Microplastics and Our Marine Life
by libbygeorge123 on November 25, 2016 - 12:59pm
John Vidal writes in the “The Guardian” about how microplastics should be banned to save the world’s oceans. A group of MP’s on the United Kingdom’s Environmental Audit Committee address the microplastics problem and the need for microbeads to be banned. Microplastics are tiny fragments of plastic found in the ocean due to the breaking down of larger plastic debris, small synthetic fibres from clothing, or microbeads used in cosmetics.
Committee chair Mary Creagh comments that a single shower could result in 100,000 particles entering the ocean, and that a full legal ban at the international level is needed to combat the pollutant. Vidal writes that many of the large cosmetic companies made commitments to phase out microbeads by 2020, but the committee felt that a national ban starting in 18 months would have the advantage of consistency for consumers and the industry. Microbeads are a large part of the microplastics issue, because they can be ingested by marine life and transfer other chemical pollutants through the food chain. An estimated 15-51 tons of microplastic particles have already polluted our oceans. They can be found on shorelines, the ocean surface, sea sediments, and arctic ice. The environmental audit committee urgently calls for research because little has been done on the potential impacts of these beads to human and marine health.

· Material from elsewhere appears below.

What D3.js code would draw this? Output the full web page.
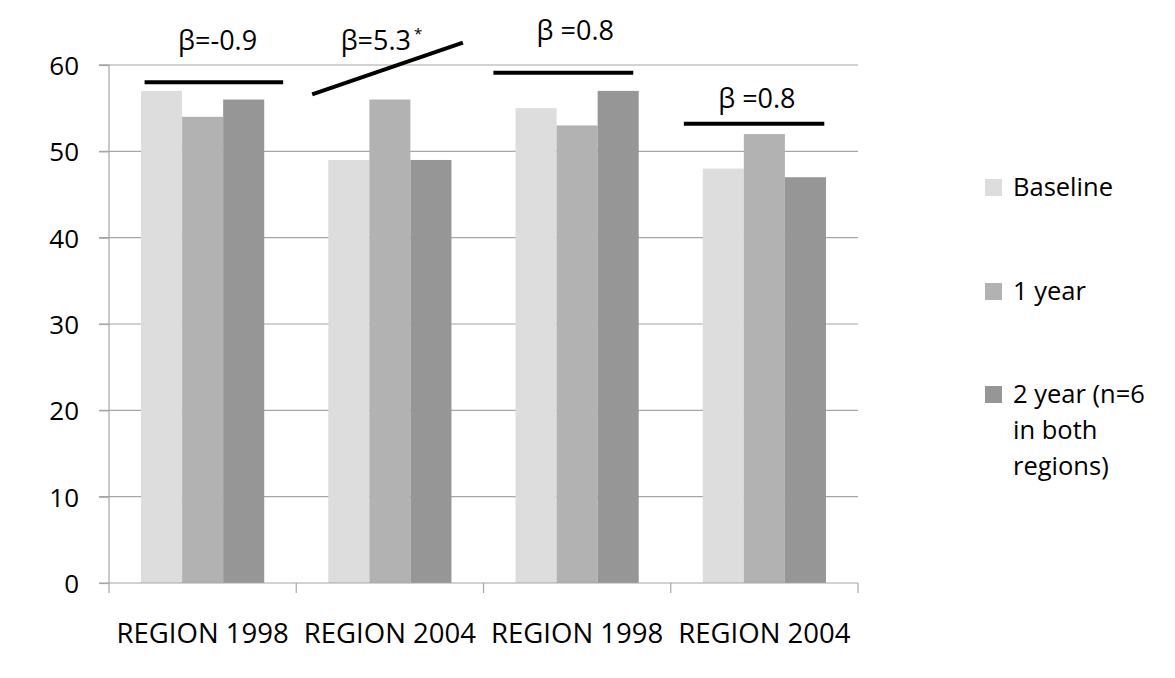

I agree with Mary Creagh that international bans are needed to combat the pollutant. Microbeads are part of the overall microplastics problem that we can control by shutting down the source. States should exercise their legislative power to control the material practices of the cosmetics industry by passing bills to ban these products. Fortunately, this is already occurring in some parts of the world including the USA and UK (Janssen, 2016) (Vidal, 2016).
The state also needs to address management of marine life. Vidal states that the environmental audit committee of the UK calls for more research on the effects of the beads on marine and human life. Not only should more research be done, but monitoring systems should be put in place to monitor microbead presence and the presence of associated chemicals in marine life. Public participation such as citizen scientists and volunteers could be used to start a worldwide monitoring network, in which fish and microbeads of different areas are monitored for contamination. This would help increase the knowledge and variety of data on the subject of microbeads as pollutants with implications of balancing the decisions of environmental and fishery managers in the future. If microbeads prove to have significant bioaccumulation in the food chain with negative effects on human health, fishery managers will be faced with some difficult decisions and the monitoring of fish population health will become an important factor in the fishing industry in the future.